¡Cuánta
extraña nuestra preocupación de saber quien se salve! Queremos nombrar,
queremos saber, queremos conocer el juicio antes de su tiempo. ¿Por qué?
¿Para
ser tranquilizados con nuestro caso? A menudo, siendo del pueblo de Dios, ya
estamos más o menos seguros que todo irá bien para nosotros ¡estamos del buen
lado! Pero los demás…
Ya en
el primer testamento ¿no hay seguridad o certeza de salvación? Es la gloria del
nombre de Dios mismo que todos reciban la salvación. Sería un fracaso para Dios
que unos se pierdan. Y así él mismo se hace pastor, porque los pastores no
hacen correctamente el trabajo, no se preocupan del pueblo.
Sin
embargo, el pueblo de Dios, judíos como cristianos, musulmanes también, todos,
pensamos que perteneciendo en la comunidad elegida, no habrá problema. ¡Pero es
superstición! ¡Es magia! Un talismán, una fórmula mágica que protege sin que se
trate de amor. Con Dios somos como vendedores cuando se trata de amor. ¿Bastaría
que uno tenga siempre el nombre de su pajera en la boca aun que nunca la vea? ¿Qué
sentido decir el nombre de Dios ‑lo que no se permite por esta razón precisamente‑
si nunca decimos algo a Dios, si nunca nos dirigimos a él?
La
respuesta de Jesus a la pregunta de saber quién podrá entrar en el reino de
Dios se hace en dos momentos. Primero, la puerta esta estrecha. Segundo, el
criterio de la salvación.
La
puerta esta estrecha, el camino es difícil. ¿De verdad? En todas las escrituras
Dios se muestra como el que perdona, que perdona todo, setenta veces siete
veces. El es el misericordioso. ¿Cómo pensar que sea difícil entrar en el reino?

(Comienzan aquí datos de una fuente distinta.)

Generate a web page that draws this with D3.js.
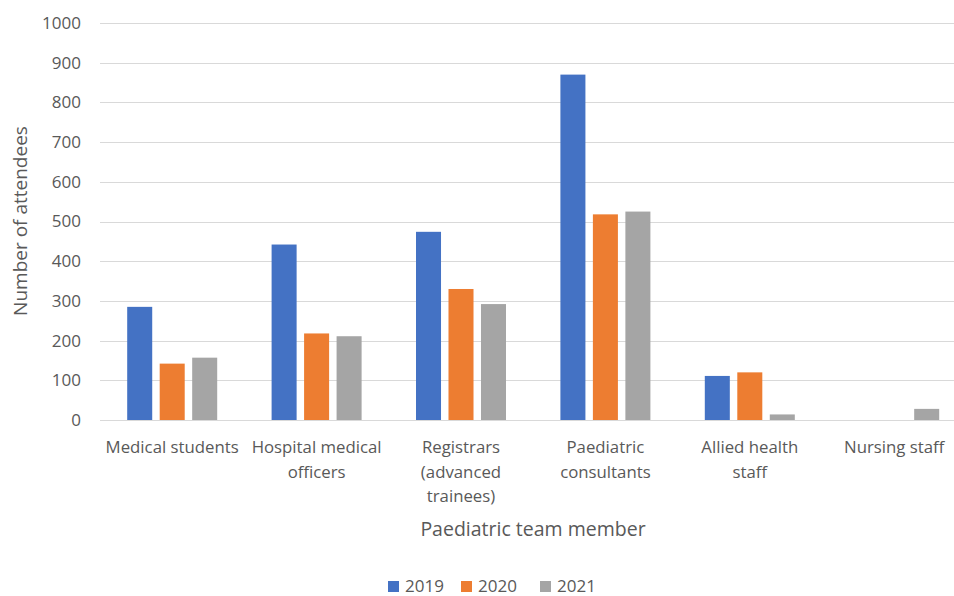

La puerta de la misericordia esta ancha.
Si
contamos con nosotros y no con Dios, es muy claro, es imposible. Para los hombres, es imposible. La salvación,
como la vida, es algo que se recibe, no que se puede comprar, adquirir,
obtener. Pero pensamos que los meritos tienen que ser pagados. Pensamos que una
vida buena vale una retribución. Pensando así, nos olvidamos que solamente se
puede recibir la vida. Nadie puede dársela. Lo mismo con la felicidad. ¿Quién se
la ha dado? La salvación es vida y felicidad y no nos la podemos dar. Pensar en
Dios con el modelo de la retribución en lugar del amor no prohíbe entender cualquier
cosa de Dios.
La
respuesta de la puerta estrecha es una antífrasis. ¡A preguntas estúpidas,
respuestas estúpidas! “¿«Serán pocos los que se salven?» Jesús les dijo:
«Esforzaos en entrar por la puerta estrecha.»” ¿Qué nos importa el número de
salvados? No es el problema. El problema es el de la vida, es decir de la
acogida de la vida. Una vez más, la vida sólo se puede acoger, nunca coger. ¿Cómo
dejar la vida de Dios ser la nuestra? Es el sentido de la vida y de las
palabras de Jesus.
De verdad,
la puerta no está estrecha, porque Dios nunca cesa de darnos la vida, de darnos
su vida, de darse, de ofrecerse. La salvación corre como un torrente después de
la lluvia, transformando el desierto en un valle fértil.
Por lo
tanto, abandonando la idea de la retribución, algunos piensen que no vale la
pena romperse la cabeza. Si Dios siempre perdona ¿por qué hacer el bien? ¡Pero,
qué razonamiento! Vivir en paz y feliz con los demás ¿sería una carga pesada de
tal modo que preferíamos hacer el mal?
Pues
viene el segundo punto de la respuesta de Jesus, el criterio de la salvación. Es
el tema de la parábola de las ovejas y de las cabras que acabamos de oír en la versión
de Lucas, menos conocida que la de Mateo. Despreciar a cualquier hermano, a
cualquier hombre, es despreciar a Jesus mismo. Y si se trata de salvación ¿cómo
sería posible despreciar a Dios?
La salvación
se recibe, Dios se recibe y nunca cesa de ofrecerse. Quien desprecia al hermano
rechaza la salvación. No basta pronunciar el nombre de Dios o pertenecer en su
pueblo para acogerlo, hay que entregarse a él, como los amantes, hay que amar a
los demás, porque son hijos de Dios, pues hermanos nuestros.